Higher education, McDonnell added, can help the private sector as it navigates this period of uncertainty. “The only way the U.S. can maintain its economic leadership role in the world is for companies and universities to partner together and build the workforce of the 21st century,” he said.

After emerging from the recession, some employers are now more willing to raise employees’ wages or expand their benefits after years of cutting back. More generous benefit packages are also a sign that companies are taking seriously the threat of having their employees poached by competitors. Tying continuing education to continued employment can therefore serve as an effective method of retaining workers.

It is, of course, also a public relations move. On average, only about 5 percent of employees take advantage of tuition assistance benefits, McDonnell pointed out. Still, if 5 percent of Fiat Chrysler’s dealership workers decide to enroll at Strayer, the university will gain almost 6,000 new students, he said.

Whatever the reason why more companies are offering tuition assistance, the development is a positive one, said Nicole Smith, a research professor and senior economist at the Georgetown center.

“What we might be observing is a changing tide from an employers’ market to an employees’ market,” Smith said. “There’s finally a recognition of employees as human capital worthy of investment.”

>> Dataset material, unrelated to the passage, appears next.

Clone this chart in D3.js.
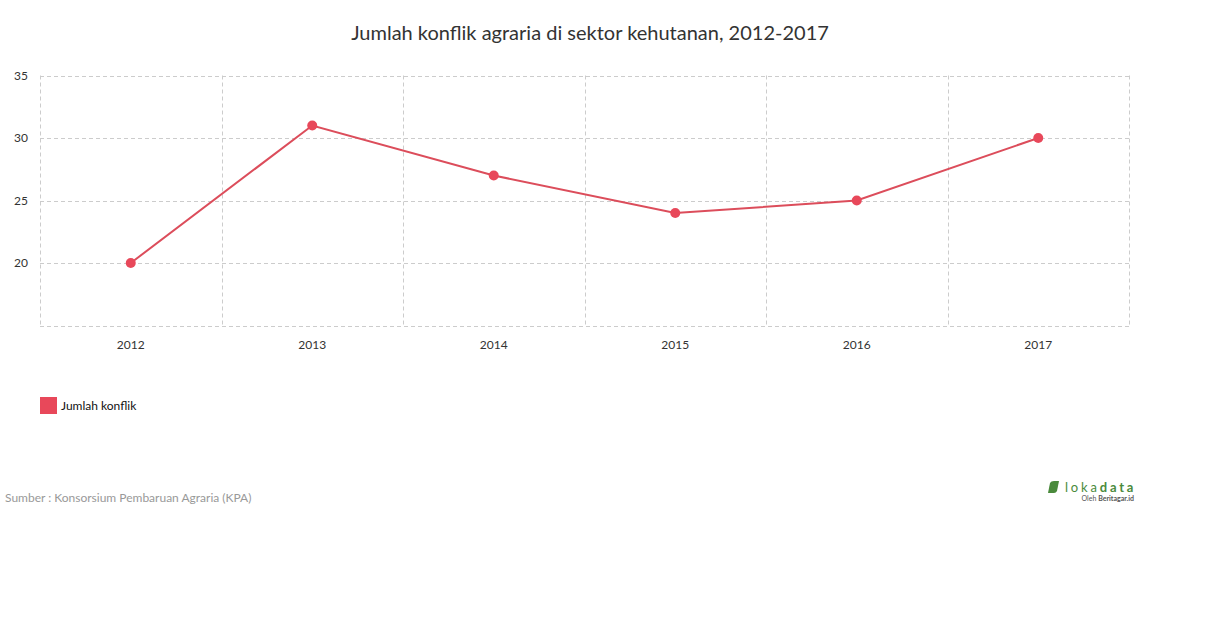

Compared to 30 years ago, colleges and universities are taking a greater share of the money that goes toward employee training, Smith said. But higher education is now training a larger and more diverse population -- including workers who require remedial education or for whom English is not their first language -- so the comparison is not perfect. Neither is a shorter-term comparison, due to the recent recession and the budget cuts that followed.

Generally speaking, Smith said, companies spend less on training each individual worker than they did two decades ago. At the same time, companies have shifted many of the job training responsibilities to community colleges.

While she said community colleges have “led the way” in corporate education, Smith said all sectors of higher education should recognize that they have a “market-based mandate” instead of worrying about students only while they are enrolled. “For far too long, universities have been able to get away with that,” she said.

Companies, too, can do their part to make it easier for higher education to serve the private sector, McDonnell said. If corporations in the same market could form consortia and agree on the top competencies they want their employees to know, he said, colleges could add those competencies on top of their existing curricula.

“Chrysler shouldn’t have to teach you how to express yourself thoughtfully or creatively,” McDonnell said. “Their appetite is to try to crack the code on tough change management problems…. Higher education could be a huge enabler of that.”